I can’t stop feeling annoyed with myself and seriously regretting what I did for my 18th. I was so stupid,idiotic and awfully disorganized, it was all just absolutely embarrassing and stupid! It was almost 3 years ago, but I think with having another big birthday coming up in a few months it has just recently hit me and got me thinking about how stupid I was with the way I arranged my 18th Birthday Party. At the time, I was too ignorant and stupid to realize how ridiculous it all was, but looking back now I realize how terrible the whole idea was and how much I am disappointed with it now.
Basically, for this so-called “party” that I had for my 18th I invited mostly friends I had previously in my life throughout school who I hadn’t even seen properly for a while and who weren’t even real, proper friends to begin with. I only had a few friends who were actually proper friends.
The whole thing was absolutely stupid and pathetic, as first of all, it wasn’t even a party. I had organized it so terribly that all it was was a load of us sitting round the living room, most people being squashed up on the couch the whole time, doing nothing. There was music playing and drinks out to drink, and people ate pizza, but that isn’t a party. I mean, people sitting round a room, squashed up on the couch having some drinks and talking a bit while music is playing then getting the chance to have some pizza isn’t a party, just a normal sit down to have some grub and drinks. Looking back and realizing now, it was absolutely boring, stupid and pathetic! What made it all the more boring, stupid and pathetic too is most people didn’t even know eachother, and I hadn’t even been in regular contact or seen most of the people there in a year or two. Some of them were fake friends I’d had in the past too who had given me a hard time before!!
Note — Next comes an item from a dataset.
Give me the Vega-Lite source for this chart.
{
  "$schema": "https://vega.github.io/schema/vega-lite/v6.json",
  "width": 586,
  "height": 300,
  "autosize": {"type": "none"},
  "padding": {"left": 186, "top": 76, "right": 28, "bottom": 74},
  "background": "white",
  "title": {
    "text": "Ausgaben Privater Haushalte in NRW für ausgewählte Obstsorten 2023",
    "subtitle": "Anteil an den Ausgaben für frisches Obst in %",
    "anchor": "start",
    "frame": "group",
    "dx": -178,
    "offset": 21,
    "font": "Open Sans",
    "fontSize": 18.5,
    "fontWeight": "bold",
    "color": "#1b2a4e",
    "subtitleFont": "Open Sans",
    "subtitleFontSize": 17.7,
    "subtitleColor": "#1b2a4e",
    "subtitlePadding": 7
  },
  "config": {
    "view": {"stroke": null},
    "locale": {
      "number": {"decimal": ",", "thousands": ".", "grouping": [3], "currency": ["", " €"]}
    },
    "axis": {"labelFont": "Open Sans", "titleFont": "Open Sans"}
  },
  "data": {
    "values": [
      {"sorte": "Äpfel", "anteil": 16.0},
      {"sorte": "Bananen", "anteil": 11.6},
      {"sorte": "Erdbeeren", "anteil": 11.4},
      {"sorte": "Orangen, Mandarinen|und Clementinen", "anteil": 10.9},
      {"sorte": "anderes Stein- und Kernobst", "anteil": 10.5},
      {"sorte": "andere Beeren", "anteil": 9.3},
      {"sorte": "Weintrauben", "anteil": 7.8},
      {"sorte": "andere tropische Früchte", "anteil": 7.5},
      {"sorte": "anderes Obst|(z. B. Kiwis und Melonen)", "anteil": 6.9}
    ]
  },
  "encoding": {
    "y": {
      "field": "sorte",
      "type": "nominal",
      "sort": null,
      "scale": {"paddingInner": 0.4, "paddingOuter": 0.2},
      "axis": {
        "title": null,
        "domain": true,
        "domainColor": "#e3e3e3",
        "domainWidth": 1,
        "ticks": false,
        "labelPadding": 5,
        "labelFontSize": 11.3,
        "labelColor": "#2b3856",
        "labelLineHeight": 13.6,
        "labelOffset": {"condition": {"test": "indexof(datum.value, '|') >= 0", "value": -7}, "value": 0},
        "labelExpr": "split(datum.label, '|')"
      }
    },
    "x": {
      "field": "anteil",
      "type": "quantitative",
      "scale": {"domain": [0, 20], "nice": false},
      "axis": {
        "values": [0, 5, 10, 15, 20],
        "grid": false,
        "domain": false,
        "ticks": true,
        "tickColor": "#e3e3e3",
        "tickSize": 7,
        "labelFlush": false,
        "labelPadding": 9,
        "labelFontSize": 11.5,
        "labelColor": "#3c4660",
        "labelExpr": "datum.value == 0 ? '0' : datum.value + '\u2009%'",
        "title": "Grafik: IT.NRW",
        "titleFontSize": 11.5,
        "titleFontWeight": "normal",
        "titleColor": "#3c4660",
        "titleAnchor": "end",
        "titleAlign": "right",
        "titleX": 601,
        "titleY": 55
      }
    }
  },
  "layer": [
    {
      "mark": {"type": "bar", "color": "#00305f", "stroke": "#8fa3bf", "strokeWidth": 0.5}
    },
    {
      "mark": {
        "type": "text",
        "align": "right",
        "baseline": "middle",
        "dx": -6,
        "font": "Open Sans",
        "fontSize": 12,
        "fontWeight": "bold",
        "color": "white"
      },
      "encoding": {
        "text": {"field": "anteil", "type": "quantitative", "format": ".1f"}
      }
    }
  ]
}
The whole set up and image of it just looked absolutely stupid, pathetic, ridiculous,idiotic and embarrassing!! There is even a picture of it with me and everyone from my “18th Birthday Party” that I just absolutely hate now, and hope I can delete it off any system we still have it on! It just looks absolutely embarrassing and stupid, as not just is it all taken from an angle due to the weird lay out and seating setup, but it just looks weird seeing most of the people from it not even being close or good friends of mine, as well as the fact it’s a load of people who don’t know eachother!! It just all looked really fake and I hate that a photo of something that you’d expect to be a memorable event of my life is so fake, stupid and such a source of resentment to me!! Not only that, but a lot of the smiles in the photo were also really forced, and I remember most people there looking really bored!! Not that I’m bothered about what they think of me or what I do, but I just in general and by principle hate and regret what I did for my 18th!!
Oh, and that isn’t even all of it. There is still more of my awful organizing that I can recall. We also invited some other good family friends of ours, just one small family. Well, it just didn’t make any sense at all how we invited them just to sit in the kitchen with the rest of my family while I was in the living room with that big stupid group and I didn’t even see or hang round with them the entire time. It has made me feel bad too, as they were people who I like and get on great with, who are sincerely good family friends, yet I abandoned them to be with a crowd of people mostly whom I wasn’t even proper friends with.
It was so boring, no entertainment, no structure. But most of all I just shouldn’t of organized it so poorly like that in the first place. I shouldn’t of just invited a load of people I knew previously but wasn’t proper friends with any more just for the sake of having more guests to this “mini party”, also given that most people didn’t even know eachother. Especially too as some of them had been fake friends to me and given me a hard, unsettling, traumatizing time previously.
Well luckily I have the chance to redeem myself for my next, upcoming birthday this December, as it will be my 21st then and I have decided to have a PROPER party in the house with just good family friends and only one or two friends who already family friends as well. It’s also going to be a proper party where I’ll go round and make sure to talk and catch up with everyone there, spending time with them, as well as providing some proper entertainment, such as quizzes, which I have already prepared anyway! 🙂 I know most people would think dancing or karoke as the main entertainment, but not only do we not have enough space for dancing, but I don’t like dancing anyway. The karaoke thing too I am not so sure about, as not sure I feel comfortable singing in public, plus we don’t even have a karaoke machine. I actually enjoy quizzes most as a form of entertainment at parties. I might even have some more ideas come to me nearer the time, but I’ll just wait and see.
It is just one of those things that I can’t stop looking back on and going “UGH!”and hitting myself on the forehead!!
Well, I know it’s still a while to go, but fingers crossed my 21st will be MUCH more of a success than my 18th was!!!